The U.S. Supreme Court is more interested in the content of the legal arguments than the names and numbers of supporters for the University of Michigan's race conscious admission policy, legal experts said Tuesday.
Redundant legal arguments from individuals, businesses and organizations supporting U-M's position in defense of its admissions policy won't make it past the justices' law clerks, the experts said.
Last month, President George W. Bush was the most notable among those meeting the deadline to file briefs supporting three white applicants who said they were denied admission to U-M in 1997 in favor of less qualified minorities.
This week, an impressive list of powerful supporters, ranging from retired Gen. Norman Schwarzkopf and Coretta Scott King to General Motors and Microsoft corporations, said they were filing legal briefs in U-M's defense.
In total, more than 300 organizations have signed about 65 briefs to the U.S. Supreme Court, which will hear oral arguments on April 1 in two cases filed against U-M. Because a winter storm shut down Washington, D.C., Tuesday's filing deadline was extended until midnight. The 85 briefs from supporters on both sides to date could set a court record.
Robert Sedler, a Wayne State University law professor and constitutional expert, said the Supreme Court doesn't need a lot of legal briefs to know that "the country is divided" on the issue of racial preferences.
"They are the Supreme Court; they are deciding the cases based on the law and good briefs that are filed," said Sedler. "They will not be influenced by the fact that President Bush says U-M's policies are unconstitutional or that Fortune 500 companies favor affirmative action."
Sedler wrote one of 54 amicus briefs for the high court on behalf of law professors in the landmark 1978 Bakke case. The court struck down quotas in that case but permitted the use of race as a factor in admissions.
While the Supreme Court can handle quantities of briefs, the justices' law clerks will do the first read, Sedler said.
"If they find something new or an argument that hasn't been made by the parties in the cases they will bring that to the attention of the justices," Sedler said.
The supporters arguing on U-M's behalf could persuade the court to rule against the university, said Roger Clegg, general counsel for the Center for Equal Opportunity, a conservative think tank in Sterling, Va. The group has filed one of 20 briefs supporting the plaintiffs in the two cases.
"If a whole bunch of universities say they use racial and ethnic preferences and they like them, it will not impress the court but may persuade them that this is a serious and widespread problem.

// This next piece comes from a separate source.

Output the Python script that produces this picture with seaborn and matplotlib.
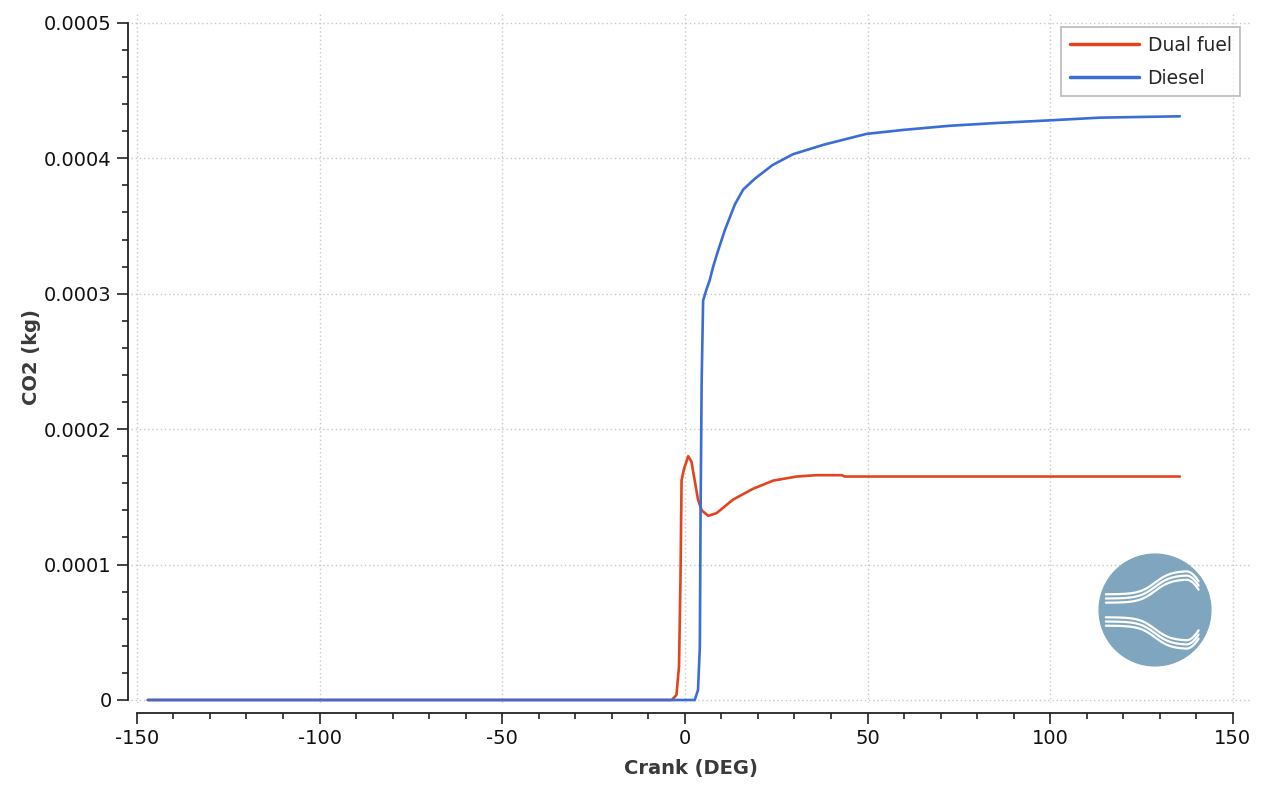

The court will not give every brief equal weight The briefs from the plaintiffs and U-M will be weighed more heavily."
Clegg said a brief filed by U.S. Solicitor General Ted Olson on behalf of Bush last month, criticizing U-M's policies as quotas, will likely be weighed more heavily, too, because the administration writes "the regulations and enforces the laws."
Clegg said the briefs filed by 65 Fortune 500 companies may be viewed by the court as a cover for the corporations' use of race in hiring and promotion decisions.
"A Supreme Court ruling may force them to revamp their own policies," Clegg said. "The court will consider this."
U-M General Counsel Marvin Krislov said the supporters' briefs "reinforce how significant diversity and the Bakke principles have become for our country."
GM filed the first brief of support in July 2000, when the U-M cases were still in U.S. District Court in Detroit. Krislov and former U-M President Lee Bollinger asked for GM's support during a meeting with GM executives in Detroit, Krislov said.
"Lee had the idea to show that the principles of the Bakke decision applied to many sectors of society," Krislov said. "It was the first time anyone had reached out to a corporation in a court case."
GM's Supreme Court brief was filed Tuesday, said GM spokesman Edd Snyder.
"Our opinion has not changed," Snyder said. "We believe that a global company such as GM has to deal with a variety of people, cultures and backgrounds to effectively manufacture and sell our product. The best place to find people who reflect those differences are colleges and universities that are diverse."
U-M officials also sought support from corporations such as Grand Rapids-based Steelcase Inc. and were approached by other organizations, Krislov said.
Networking among corporations had more to do with the number of signers on the Fortune 500 brief than Bush's criticism of U-M, said David DeBruin, a Washington, D.C., attorney representing the group.
The corporate effort was started in 2000 by Jim Hackett, chief executive officer of Steelcase, DeBruin said. Twenty corporations signed onto a district court brief, 32 signed a brief when the cases were before the U.S. 6th Circuit Court of Appeals. Sixty-five corporations signed the Supreme Court brief filed Tuesday.
"The Supreme Court's decision to take the cases brought more attention to them," DeBruin said. "It is critically important to these businesses that there is diversity at leading colleges and universities."
Free Press Publisher Heath J. Meriwether said he was approached last week by U-M officials to file a brief supporting U-M's position in the cases. But after discussion with officials from Knight Ridder Inc., which owns the Free Press, Meriwether decided not to become involved.
"We are covering the story and didn't want to compromise our coverage by getting involved in the lawsuits," Meriwether said.